**DATASET EXTRACT**:
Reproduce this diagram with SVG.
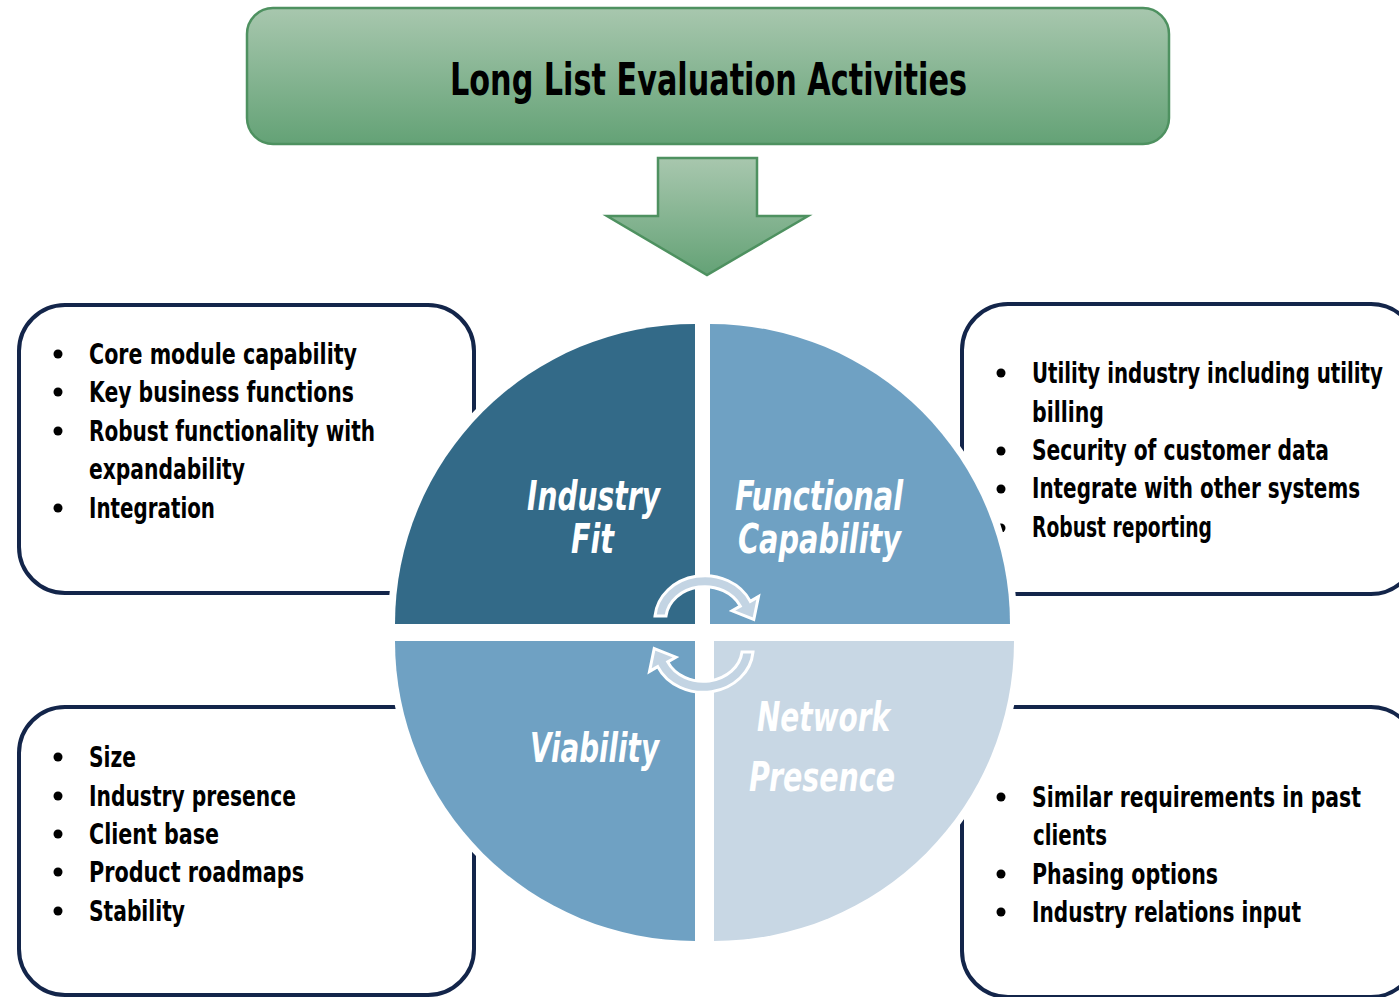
<svg xmlns="http://www.w3.org/2000/svg" width="1399" height="997" viewBox="0 0 1399 997">
  <defs>
    <linearGradient id="greenGrad" x1="0" y1="0" x2="0" y2="1">
      <stop offset="0" stop-color="#a8c7ae"/>
      <stop offset="1" stop-color="#64a276"/>
    </linearGradient>
    <style>
      .box { fill: #ffffff; stroke: #13254a; stroke-width: 4; }
      .item { font-family: "Liberation Sans Narrow", "DejaVu Sans Condensed", "Liberation Sans", sans-serif; font-weight: bold; font-size: 29px; fill: #000000; }
      .dot { fill: #000000; }
      .halo { fill: #ffffff; stroke: #ffffff; stroke-width: 14; stroke-linejoin: round; }
      .quad-label { font-family: "Liberation Sans Narrow", "DejaVu Sans Condensed", "Liberation Sans", sans-serif; font-weight: bold; font-style: italic; font-size: 40px; fill: #ffffff; }
      .cycle { fill: #c3d4e3; stroke: #ffffff; stroke-width: 3; stroke-linejoin: miter; }
    </style>
  </defs>

  <rect width="1399" height="997" fill="#ffffff"/>

  <!-- Title banner -->
  <g id="title">
    <rect x="247" y="8" width="922" height="136" rx="26" ry="26" fill="url(#greenGrad)" stroke="#4e9160" stroke-width="2.5"/>
    <text x="450" y="95" textLength="517" lengthAdjust="spacingAndGlyphs" font-family="'Liberation Sans Narrow', 'DejaVu Sans Condensed', 'Liberation Sans', sans-serif" font-weight="bold" font-size="44" fill="#000000">Long List Evaluation Activities</text>
  </g>

  <!-- Down arrow -->
  <g id="connectors">
    <polygon points="658,158 757,158 757,216 808,216 707,275 607,216 658,216" fill="url(#greenGrad)" stroke="#4e9160" stroke-width="2.5" stroke-linejoin="miter"/>
  </g>

  <!-- Criteria boxes -->
  <g id="box-industry-fit">
    <rect class="box" x="19" y="305" width="455" height="288" rx="46" ry="46"/>
    <circle class="dot" cx="58" cy="354" r="4.5"/>
    <circle class="dot" cx="58" cy="392" r="4.5"/>
    <circle class="dot" cx="58" cy="431" r="4.5"/>
    <circle class="dot" cx="58" cy="508" r="4.5"/>
    <text class="item" x="89" y="364" textLength="268" lengthAdjust="spacingAndGlyphs">Core module capability</text>
    <text class="item" x="89" y="402" textLength="265" lengthAdjust="spacingAndGlyphs">Key business functions</text>
    <text class="item" x="89" y="441" textLength="286" lengthAdjust="spacingAndGlyphs">Robust functionality with</text>
    <text class="item" x="89" y="479" textLength="156" lengthAdjust="spacingAndGlyphs">expandability</text>
    <text class="item" x="89" y="518" textLength="126" lengthAdjust="spacingAndGlyphs">Integration</text>
  </g>

  <g id="box-functional-capability">
    <rect class="box" x="962" y="304" width="455" height="290" rx="46" ry="46"/>
    <circle class="dot" cx="1001" cy="373" r="4.5"/>
    <circle class="dot" cx="1001" cy="451" r="4.5"/>
    <circle class="dot" cx="1001" cy="489" r="4.5"/>
    <circle class="dot" cx="1001" cy="528" r="4.5"/>
    <text class="item" x="1032" y="383" textLength="351" lengthAdjust="spacingAndGlyphs">Utility industry including utility</text>
    <text class="item" x="1032" y="422" textLength="72" lengthAdjust="spacingAndGlyphs">billing</text>
    <text class="item" x="1032" y="460" textLength="297" lengthAdjust="spacingAndGlyphs">Security of customer data</text>
    <text class="item" x="1032" y="498" textLength="328" lengthAdjust="spacingAndGlyphs">Integrate with other systems</text>
    <text class="item" x="1032" y="537" textLength="180" lengthAdjust="spacingAndGlyphs">Robust reporting</text>
  </g>

  <g id="box-viability">
    <rect class="box" x="19" y="707" width="455" height="288" rx="46" ry="46"/>
    <circle class="dot" cx="58" cy="757" r="4.5"/>
    <circle class="dot" cx="58" cy="796" r="4.5"/>
    <circle class="dot" cx="58" cy="834" r="4.5"/>
    <circle class="dot" cx="58" cy="872" r="4.5"/>
    <circle class="dot" cx="58" cy="911" r="4.5"/>
    <text class="item" x="89" y="767" textLength="47" lengthAdjust="spacingAndGlyphs">Size</text>
    <text class="item" x="89" y="806" textLength="207" lengthAdjust="spacingAndGlyphs">Industry presence</text>
    <text class="item" x="89" y="844" textLength="130" lengthAdjust="spacingAndGlyphs">Client base</text>
    <text class="item" x="89" y="882" textLength="215" lengthAdjust="spacingAndGlyphs">Product roadmaps</text>
    <text class="item" x="89" y="921" textLength="96" lengthAdjust="spacingAndGlyphs">Stability</text>
  </g>

  <g id="box-network-presence">
    <rect class="box" x="962" y="707" width="455" height="290" rx="46" ry="46"/>
    <circle class="dot" cx="1001" cy="797" r="4.5"/>
    <circle class="dot" cx="1001" cy="874" r="4.5"/>
    <circle class="dot" cx="1001" cy="912" r="4.5"/>
    <text class="item" x="1032" y="807" textLength="329" lengthAdjust="spacingAndGlyphs">Similar requirements in past</text>
    <text class="item" x="1033" y="845" textLength="74" lengthAdjust="spacingAndGlyphs">clients</text>
    <text class="item" x="1032" y="884" textLength="186" lengthAdjust="spacingAndGlyphs">Phasing options</text>
    <text class="item" x="1032" y="922" textLength="269" lengthAdjust="spacingAndGlyphs">Industry relations input</text>
  </g>

  <!-- Central four-part circle: white halo first, then the coloured quadrants -->
  <g id="circle-halo">
    <path class="halo" d="M695,624 L395,624 A300,300 0 0 1 695,324 Z"/>
    <path class="halo" d="M710,624 L710,324 A300,300 0 0 1 1010,624 Z"/>
    <path class="halo" d="M695,641 L695,941 A300,300 0 0 1 395,641 Z"/>
    <path class="halo" d="M714,641 L1014,641 A300,300 0 0 1 714,941 Z"/>
  </g>

  <g id="quadrant-industry-fit">
    <path d="M695,624 L395,624 A300,300 0 0 1 695,324 Z" fill="#336a88"/>
    <text class="quad-label" x="527" y="510" textLength="133" lengthAdjust="spacingAndGlyphs">Industry</text>
    <text class="quad-label" x="571" y="553" textLength="43" lengthAdjust="spacingAndGlyphs">Fit</text>
  </g>

  <g id="quadrant-functional-capability">
    <path d="M710,624 L710,324 A300,300 0 0 1 1010,624 Z" fill="#6fa1c3"/>
    <text class="quad-label" x="735" y="510" textLength="168" lengthAdjust="spacingAndGlyphs">Functional</text>
    <text class="quad-label" x="738" y="553" textLength="163" lengthAdjust="spacingAndGlyphs">Capability</text>
  </g>

  <g id="quadrant-viability">
    <path d="M695,641 L695,941 A300,300 0 0 1 395,641 Z" fill="#6fa1c3"/>
    <text class="quad-label" x="530" y="762" textLength="129" lengthAdjust="spacingAndGlyphs">Viability</text>
  </g>

  <g id="quadrant-network-presence">
    <path d="M714,641 L1014,641 A300,300 0 0 1 714,941 Z" fill="#c8d7e4"/>
    <text class="quad-label" x="757" y="731" textLength="133" lengthAdjust="spacingAndGlyphs">Network</text>
    <text class="quad-label" x="749" y="791" textLength="146" lengthAdjust="spacingAndGlyphs">Presence</text>
  </g>

  <!-- Cycle arrows at the centre -->
  <g id="cycle-arrows">
    <path id="cycle-top" class="cycle" d="M655,616 A50,44 0 0 1 750.3,601.4 L758.5,596.6 L753.8,619.5 L732.1,610.8 L740.3,606.1 A39,33 0 0 0 666,616 Z"/>
    <path class="cycle" transform="rotate(180 704 634)" d="M655,616 A50,44 0 0 1 750.3,601.4 L758.5,596.6 L753.8,619.5 L732.1,610.8 L740.3,606.1 A39,33 0 0 0 666,616 Z"/>
  </g>
</svg>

**WORK INSTRUCTIONS**: Where a line above contains the string "with", copy that line.

**WRITTEN SOLUTION**:
Reproduce this diagram with SVG.
    <text class="item" x="89" y="441" textLength="286" lengthAdjust="spacingAndGlyphs">Robust functionality with</text>
    <text class="item" x="1032" y="498" textLength="328" lengthAdjust="spacingAndGlyphs">Integrate with other systems</text>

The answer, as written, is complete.